Of course, it wasn’t the encyclopedia itself, or the encyclopedia alone, that may made the difference in Sonia Sotomayor’s life. More important was the value placed on learning that led her family to shell out nearly $400 for the Britannica in the first place. And, as Judge Sotomayor has made clear, credit must be given to the Nancy Drew mysteries, which inspired her, she has said, to become a lawyer, so it wasn’t only the Britannica that inspired her.
The story of the little girl reading the Britannica in her Bronx housing project is a perfect example of America’s most treasured narrative of success, treasured, precisely because, for many people, it was true.

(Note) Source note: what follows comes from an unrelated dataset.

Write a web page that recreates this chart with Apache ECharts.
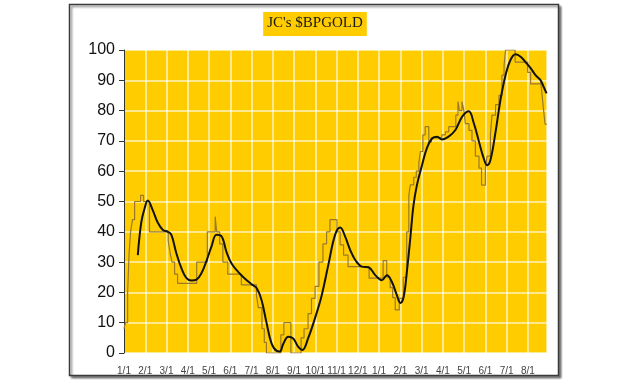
<!DOCTYPE html>
<html>
<head>
<meta charset="utf-8">
<script src="https://cdn.jsdelivr.net/npm/echarts@6/dist/echarts.min.js"></script>
<style>html,body{margin:0;padding:0;background:#fff}#c{width:630px;height:383px}</style>
</head>
<body>
<div id="c"></div>
<script>
// Month tick labels (x = month index from first 1/1)
var monthLabels = ['1/1','2/1','3/1','4/1','5/1','6/1','7/1','8/1','9/1','10/1','11/1','12/1',
                   '1/1','2/1','3/1','4/1','5/1','6/1','7/1','8/1'];
var yTicks = [0,10,20,30,40,50,60,70,80,90,100];

// Raw $BPGOLD (thin stepped line): [month position, value at which it changes]
var bpgoldRaw = [
 [0,8],[0.07,10],[0.17,20],[0.24,33],[0.31,40],[0.4,44],[0.5,50],[0.78,52],[0.92,50],[1.2,40],
 [2.08,37],[2.17,33],[2.26,30],[2.38,26],[2.52,23],[3.42,30],[3.92,40],[4.29,45],[4.36,40],[4.5,36],
 [4.65,30],[4.88,26],[5.52,22.5],[6.23,19],[6.32,15],[6.49,8],[6.6,3.5],[6.7,0],[7.38,6],[7.52,10],
 [7.85,0],[8.33,5],[8.47,8],[8.66,13],[8.82,18],[8.99,22],[9.17,30],[9.36,36],[9.53,40],[9.69,44],
 [10.02,40],[10.17,35.7],[10.33,32.3],[10.54,28.5],[11.53,24.7],[12.19,30.5],[12.36,25],[12.52,21.6],
 [12.64,18.3],[12.76,14.2],[12.95,18],[13.14,25],[13.3,40],[13.4,52],[13.47,55.5],[13.63,58],
 [13.75,60],[13.87,62.7],[13.94,66.5],[14.06,72],[14.17,74.7],[14.34,69.6],[14.46,71],[14.95,72],
 [15.12,73],[15.28,74.7],[15.61,78.5],[15.71,83],[15.78,80],[15.9,83],[15.99,80],[16.06,75.7],
 [16.23,73.5],[16.37,70],[16.53,65],[16.7,61],[16.82,55.4],[17.0,61],[17.08,65],[17.24,72],
 [17.31,78.5],[17.48,82],[17.64,85],[17.78,91.7],[17.88,95],[17.95,100],[18.4,96],[18.99,92.6],
 [19.13,88.8],[19.6,90],[19.67,85],[19.74,80],[19.81,75.5],[19.9,75.5]
];

// Smoothed average (thick black line)
var bpgoldAvg = [
 [0.65,32.3],[0.81,43],[0.97,47.8],[1.12,50.3],[1.36,47],[1.59,43],[1.83,40.6],[2.07,40],[2.23,39],
 [2.46,33],[2.7,28],[2.93,24.8],[3.17,23.9],[3.41,24.2],[3.64,26.3],[3.88,30.4],[4.11,35],[4.35,39],
 [4.58,38.6],[4.82,33.4],[5.06,29.5],[5.37,26.8],[5.68,24.6],[6.0,22.7],[6.24,21.4],[6.47,17.5],
 [6.71,9.8],[6.94,3.2],[7.18,0.7],[7.33,0.5],[7.49,3],[7.73,5.4],[7.96,4.8],[8.2,2],[8.39,1],
 [8.67,5],[8.99,11.6],[9.3,19],[9.61,29],[9.93,39],[10.17,41.4],[10.4,38.5],[10.64,34],[10.88,30.7],
 [11.19,28.5],[11.5,28.3],[11.82,25.7],[12.13,24],[12.37,25.7],[12.6,23.5],[12.84,19],[13.0,16.5],
 [13.15,18.3],[13.31,27],[13.47,38],[13.62,48.8],[13.78,55.4],[14.02,62],[14.25,67.6],[14.49,70.8],
 [14.73,71.4],[14.96,70.5],[15.27,71.4],[15.59,73.6],[15.91,78],[16.22,79.8],[16.45,76],[16.69,70],
 [16.92,64.3],[17.08,62],[17.24,63.7],[17.48,73],[17.71,83.5],[17.95,91.7],[18.18,96.7],[18.42,98.6],
 [18.66,97.8],[18.89,96],[19.13,94],[19.36,91.7],[19.6,90],[19.75,87.7],[19.88,85.7]
];

var chart = echarts.init(document.getElementById('c'), null, {renderer:'canvas'});
chart.setOption({
  animation: false,
  backgroundColor: '#ffffff',
  title: {
    text: "JC's $BPGOLD",
    left: 'center',
    top: 12,
    padding: [4, 4, 5, 4],
    backgroundColor: '#FFCC00',
    textStyle: {fontFamily: 'Liberation Serif', fontSize: 15, fontWeight: 'normal', color: '#1a1a1a'}
  },
  graphic: [{
    type: 'rect', z: -1,
    shape: {x: 69.5, y: 4.5, width: 489, height: 371},
    style: {fill: '#ffffff', stroke: '#3a3a3a', lineWidth: 1.5,
            shadowColor: 'rgba(0,0,0,0.45)', shadowOffsetX: 2, shadowOffsetY: 2, shadowBlur: 2}
  }],
  grid: {left: 124, right: 83, top: 50, bottom: 30, show: true, backgroundColor: '#FFCC00', borderWidth: 0},
  xAxis: {
    type: 'value', min: 0, max: 19.9, interval: 1,
    axisLine: {show: false}, axisTick: {show: false},
    splitLine: {show: true, lineStyle: {color: 'rgba(255,255,255,0.75)', width: 1.5}},
    axisLabel: {
      fontFamily: 'Liberation Sans', fontSize: 10, color: '#444', margin: 13,
      showMaxLabel: false, hideOverlap: false,
      formatter: function (v) { var i = Math.round(v); return Math.abs(v - i) < 1e-6 ? (monthLabels[i] || '') : ''; }
    }
  },
  yAxis: {
    type: 'value', min: yTicks[0], max: yTicks[yTicks.length - 1], interval: 10,
    axisLine: {show: true, lineStyle: {color: '#333', width: 1}},
    axisTick: {show: true, length: 5, lineStyle: {color: '#333'}},
    splitLine: {show: true, lineStyle: {color: 'rgba(255,255,255,0.75)', width: 1.5}},
    axisLabel: {fontFamily: 'Liberation Sans', fontSize: 16, color: '#111', margin: 9}
  },
  series: [
    {type: 'line', data: bpgoldRaw, step: 'end', symbol: 'none', z: 2,
     lineStyle: {color: '#9A7A2A', width: 1.2}},
    {type: 'line', data: bpgoldAvg, smooth: 0.4, symbol: 'none', z: 3,
     lineStyle: {color: '#111111', width: 2}}
  ]
});
</script>
</body>
</html>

It’s Abe Lincoln reading everything he could get his hands on, in part to compensate for his lack of formal schooling. Now it’s Sonia Sotomayor, being raised by a determined, hard-working widow (for whom a $400 encyclopedia must have represented a tremendous financial sacrifice) reading the Britannica in a neighborhood where few if any other people valued it as much as her mother did.
“The Britannica was a physical embodiment of the existence of a serious world where there was a lot to be learned beyond one’s own experience,” Randall Stross, author of the books “The Microsoft Way” and “Planet Google” (and an occasional contributor to The New York Times), said in a telephone conversation. “Just having it on the shelf was a way to remind kids of the importance of education, and it was a counterweight to all the trivial and even dangerous pursuits that surrounded them.”